**MATERIAL TO PROCESS**

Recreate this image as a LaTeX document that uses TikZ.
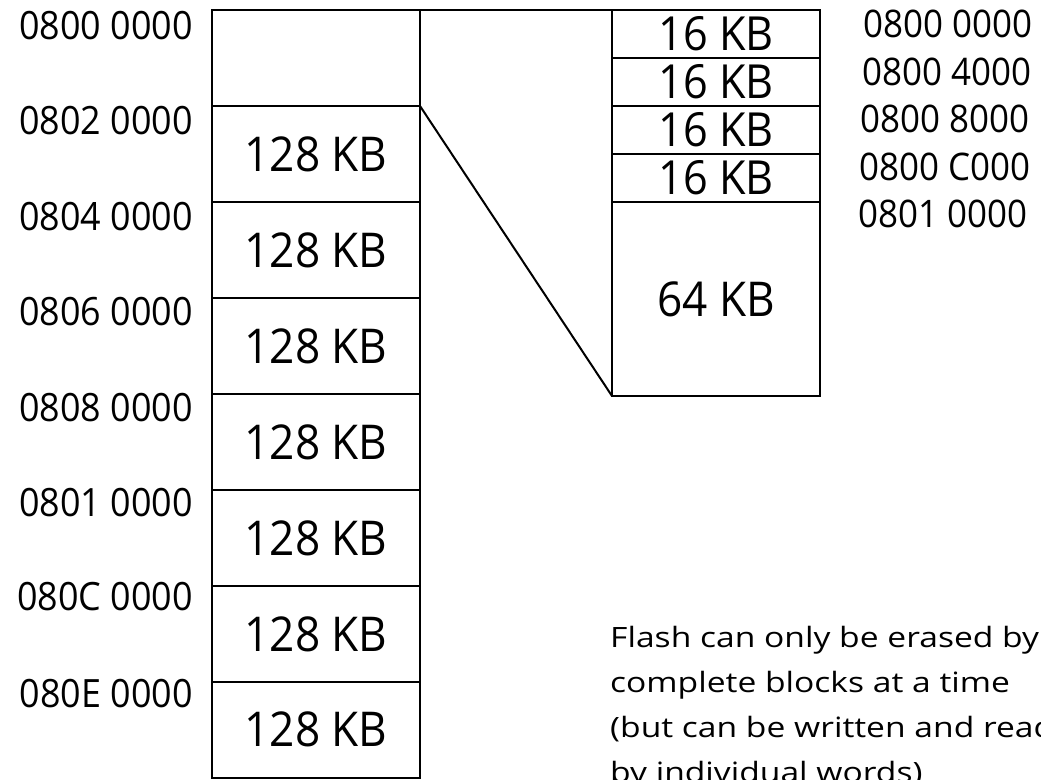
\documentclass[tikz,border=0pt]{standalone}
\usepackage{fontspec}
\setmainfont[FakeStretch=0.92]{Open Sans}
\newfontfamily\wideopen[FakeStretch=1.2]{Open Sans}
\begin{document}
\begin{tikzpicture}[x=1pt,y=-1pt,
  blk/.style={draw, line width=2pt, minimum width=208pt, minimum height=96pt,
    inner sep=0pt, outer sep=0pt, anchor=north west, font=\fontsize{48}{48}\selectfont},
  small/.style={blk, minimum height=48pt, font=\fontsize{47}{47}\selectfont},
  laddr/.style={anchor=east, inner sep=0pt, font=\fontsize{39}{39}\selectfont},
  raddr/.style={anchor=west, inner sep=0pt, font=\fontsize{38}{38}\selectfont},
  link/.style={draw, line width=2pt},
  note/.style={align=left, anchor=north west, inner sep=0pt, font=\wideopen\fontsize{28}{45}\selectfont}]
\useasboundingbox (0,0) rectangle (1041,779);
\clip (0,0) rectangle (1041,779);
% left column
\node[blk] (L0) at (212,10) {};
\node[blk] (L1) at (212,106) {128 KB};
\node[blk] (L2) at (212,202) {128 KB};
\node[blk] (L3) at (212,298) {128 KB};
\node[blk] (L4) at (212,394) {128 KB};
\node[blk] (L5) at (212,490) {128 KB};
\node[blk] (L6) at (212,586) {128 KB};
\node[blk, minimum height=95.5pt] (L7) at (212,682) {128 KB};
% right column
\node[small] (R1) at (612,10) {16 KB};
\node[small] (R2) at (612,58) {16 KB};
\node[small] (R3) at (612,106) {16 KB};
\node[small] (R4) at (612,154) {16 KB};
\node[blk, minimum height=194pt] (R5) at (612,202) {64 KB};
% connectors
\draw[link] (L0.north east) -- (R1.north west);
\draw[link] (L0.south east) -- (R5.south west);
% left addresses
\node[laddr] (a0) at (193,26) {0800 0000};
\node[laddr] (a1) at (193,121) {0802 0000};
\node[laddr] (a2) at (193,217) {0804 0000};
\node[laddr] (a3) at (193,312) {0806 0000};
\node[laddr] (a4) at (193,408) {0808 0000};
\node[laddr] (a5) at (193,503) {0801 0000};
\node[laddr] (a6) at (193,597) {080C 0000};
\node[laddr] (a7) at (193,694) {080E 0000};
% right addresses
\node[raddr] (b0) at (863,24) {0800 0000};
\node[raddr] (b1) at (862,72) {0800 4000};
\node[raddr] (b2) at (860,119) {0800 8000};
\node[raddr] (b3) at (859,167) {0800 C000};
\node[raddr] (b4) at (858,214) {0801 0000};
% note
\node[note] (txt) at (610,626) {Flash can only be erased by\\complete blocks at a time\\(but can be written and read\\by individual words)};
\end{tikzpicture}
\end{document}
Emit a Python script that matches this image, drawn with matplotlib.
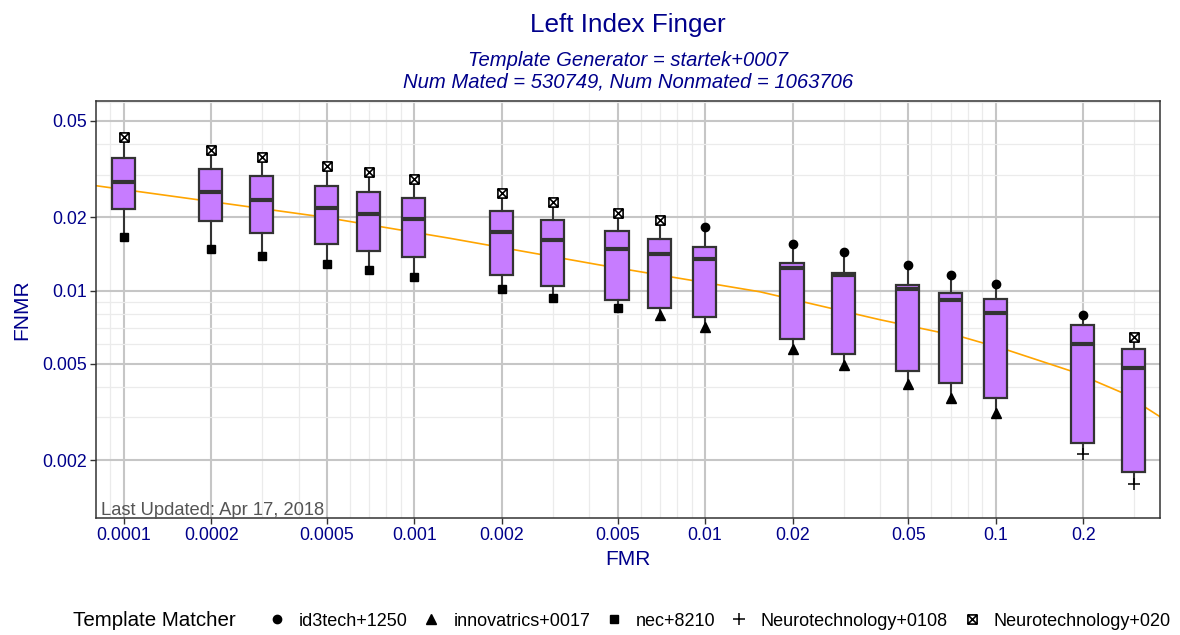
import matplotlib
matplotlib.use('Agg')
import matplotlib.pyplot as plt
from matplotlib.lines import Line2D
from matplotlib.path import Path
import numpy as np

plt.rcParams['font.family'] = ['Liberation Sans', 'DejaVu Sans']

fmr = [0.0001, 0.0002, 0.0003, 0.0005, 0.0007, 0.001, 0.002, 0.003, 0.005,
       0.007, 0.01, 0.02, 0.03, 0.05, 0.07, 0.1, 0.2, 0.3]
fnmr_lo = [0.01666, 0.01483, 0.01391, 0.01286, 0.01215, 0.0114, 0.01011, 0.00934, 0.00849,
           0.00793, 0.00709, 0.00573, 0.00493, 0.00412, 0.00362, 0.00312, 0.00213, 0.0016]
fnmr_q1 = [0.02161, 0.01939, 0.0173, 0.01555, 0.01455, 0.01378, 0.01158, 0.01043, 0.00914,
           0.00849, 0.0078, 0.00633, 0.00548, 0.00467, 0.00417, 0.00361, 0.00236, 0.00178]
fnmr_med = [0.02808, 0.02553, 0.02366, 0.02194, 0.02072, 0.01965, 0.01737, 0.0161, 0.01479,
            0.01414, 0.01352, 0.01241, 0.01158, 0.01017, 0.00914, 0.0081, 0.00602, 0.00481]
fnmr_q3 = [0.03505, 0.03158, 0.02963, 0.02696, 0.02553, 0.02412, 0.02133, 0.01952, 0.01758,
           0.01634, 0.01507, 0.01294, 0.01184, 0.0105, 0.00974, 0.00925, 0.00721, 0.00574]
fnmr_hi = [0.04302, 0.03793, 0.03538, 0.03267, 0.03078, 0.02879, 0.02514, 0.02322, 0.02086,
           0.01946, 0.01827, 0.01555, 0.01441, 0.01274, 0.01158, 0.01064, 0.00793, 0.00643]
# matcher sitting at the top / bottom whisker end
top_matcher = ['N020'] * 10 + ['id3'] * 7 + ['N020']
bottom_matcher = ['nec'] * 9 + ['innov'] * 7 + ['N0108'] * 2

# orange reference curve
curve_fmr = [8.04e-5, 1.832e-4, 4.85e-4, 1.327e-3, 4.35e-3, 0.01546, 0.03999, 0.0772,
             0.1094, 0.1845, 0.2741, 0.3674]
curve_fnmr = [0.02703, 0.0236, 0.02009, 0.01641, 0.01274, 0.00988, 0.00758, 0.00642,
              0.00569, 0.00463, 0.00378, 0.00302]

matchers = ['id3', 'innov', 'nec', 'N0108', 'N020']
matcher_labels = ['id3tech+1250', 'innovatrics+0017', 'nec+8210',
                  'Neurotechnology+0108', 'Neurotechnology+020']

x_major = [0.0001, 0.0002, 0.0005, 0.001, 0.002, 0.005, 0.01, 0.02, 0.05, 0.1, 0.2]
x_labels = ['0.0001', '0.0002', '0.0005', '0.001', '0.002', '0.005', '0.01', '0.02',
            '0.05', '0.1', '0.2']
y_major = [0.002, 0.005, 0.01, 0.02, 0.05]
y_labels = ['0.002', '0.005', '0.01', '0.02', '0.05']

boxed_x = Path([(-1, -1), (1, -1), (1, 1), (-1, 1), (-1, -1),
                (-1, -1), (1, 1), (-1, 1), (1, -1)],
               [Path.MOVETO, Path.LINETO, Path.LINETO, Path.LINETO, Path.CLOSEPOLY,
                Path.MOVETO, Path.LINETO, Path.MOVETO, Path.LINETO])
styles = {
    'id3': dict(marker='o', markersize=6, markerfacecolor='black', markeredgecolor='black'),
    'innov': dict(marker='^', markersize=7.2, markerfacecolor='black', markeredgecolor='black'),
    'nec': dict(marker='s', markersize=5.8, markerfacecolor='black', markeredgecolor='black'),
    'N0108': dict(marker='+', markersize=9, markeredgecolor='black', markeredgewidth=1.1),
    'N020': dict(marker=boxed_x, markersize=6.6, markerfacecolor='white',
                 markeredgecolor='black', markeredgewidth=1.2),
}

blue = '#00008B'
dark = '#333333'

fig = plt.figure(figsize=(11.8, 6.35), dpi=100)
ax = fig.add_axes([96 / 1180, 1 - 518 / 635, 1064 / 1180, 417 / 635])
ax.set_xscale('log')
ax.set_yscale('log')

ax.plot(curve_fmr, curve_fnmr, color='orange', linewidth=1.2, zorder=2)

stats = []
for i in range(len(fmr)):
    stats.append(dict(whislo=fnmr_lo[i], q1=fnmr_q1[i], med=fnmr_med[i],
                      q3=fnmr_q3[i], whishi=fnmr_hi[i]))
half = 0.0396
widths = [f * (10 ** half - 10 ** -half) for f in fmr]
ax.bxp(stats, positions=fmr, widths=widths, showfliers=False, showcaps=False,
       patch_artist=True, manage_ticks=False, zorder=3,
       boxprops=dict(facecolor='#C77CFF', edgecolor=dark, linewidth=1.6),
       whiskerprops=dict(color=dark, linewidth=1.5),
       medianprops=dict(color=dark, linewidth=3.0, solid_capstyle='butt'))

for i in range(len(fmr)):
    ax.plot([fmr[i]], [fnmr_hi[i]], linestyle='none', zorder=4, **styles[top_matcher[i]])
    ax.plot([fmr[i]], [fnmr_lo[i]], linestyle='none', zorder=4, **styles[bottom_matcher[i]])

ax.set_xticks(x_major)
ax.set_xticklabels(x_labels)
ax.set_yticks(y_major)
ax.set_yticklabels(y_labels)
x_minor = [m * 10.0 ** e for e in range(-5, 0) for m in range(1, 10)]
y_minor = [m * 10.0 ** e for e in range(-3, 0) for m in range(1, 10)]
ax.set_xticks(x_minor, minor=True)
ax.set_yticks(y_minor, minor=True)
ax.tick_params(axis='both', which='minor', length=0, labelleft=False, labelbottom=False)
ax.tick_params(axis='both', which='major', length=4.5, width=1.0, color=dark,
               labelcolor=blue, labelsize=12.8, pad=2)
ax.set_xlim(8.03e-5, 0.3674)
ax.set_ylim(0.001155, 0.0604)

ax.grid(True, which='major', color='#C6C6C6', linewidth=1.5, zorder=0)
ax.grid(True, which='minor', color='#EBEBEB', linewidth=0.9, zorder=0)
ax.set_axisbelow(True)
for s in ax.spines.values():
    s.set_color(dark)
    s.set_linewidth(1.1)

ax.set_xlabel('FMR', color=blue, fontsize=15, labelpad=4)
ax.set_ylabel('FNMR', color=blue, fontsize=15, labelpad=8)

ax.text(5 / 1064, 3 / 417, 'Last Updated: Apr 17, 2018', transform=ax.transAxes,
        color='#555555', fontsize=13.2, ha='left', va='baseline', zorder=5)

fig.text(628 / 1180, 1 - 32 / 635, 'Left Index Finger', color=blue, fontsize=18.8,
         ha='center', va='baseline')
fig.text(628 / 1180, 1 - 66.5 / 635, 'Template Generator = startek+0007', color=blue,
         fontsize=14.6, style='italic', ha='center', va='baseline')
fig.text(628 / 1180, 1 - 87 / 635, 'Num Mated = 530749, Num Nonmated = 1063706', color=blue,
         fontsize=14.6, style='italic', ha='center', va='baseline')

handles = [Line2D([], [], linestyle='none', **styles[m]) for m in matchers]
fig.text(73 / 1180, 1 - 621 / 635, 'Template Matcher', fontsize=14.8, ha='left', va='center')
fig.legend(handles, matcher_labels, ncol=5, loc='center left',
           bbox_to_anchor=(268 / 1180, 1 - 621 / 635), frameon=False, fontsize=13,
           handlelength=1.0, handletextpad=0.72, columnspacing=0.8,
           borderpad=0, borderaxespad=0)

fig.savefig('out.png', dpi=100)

**AIM OF THE TASK**
Only the lines from the one with "Emit a Python" down to the one with "plt.rcParams['font.family'] = ['Liberation" belong in your copy, both ends included; write them out exactly and skip any pictures.

**SOLUTION FOR THIS PROBLEM**
Emit a Python script that matches this image, drawn with matplotlib.
import matplotlib
matplotlib.use('Agg')
import matplotlib.pyplot as plt
from matplotlib.lines import Line2D
from matplotlib.path import Path
import numpy as np

plt.rcParams['font.family'] = ['Liberation Sans', 'DejaVu Sans']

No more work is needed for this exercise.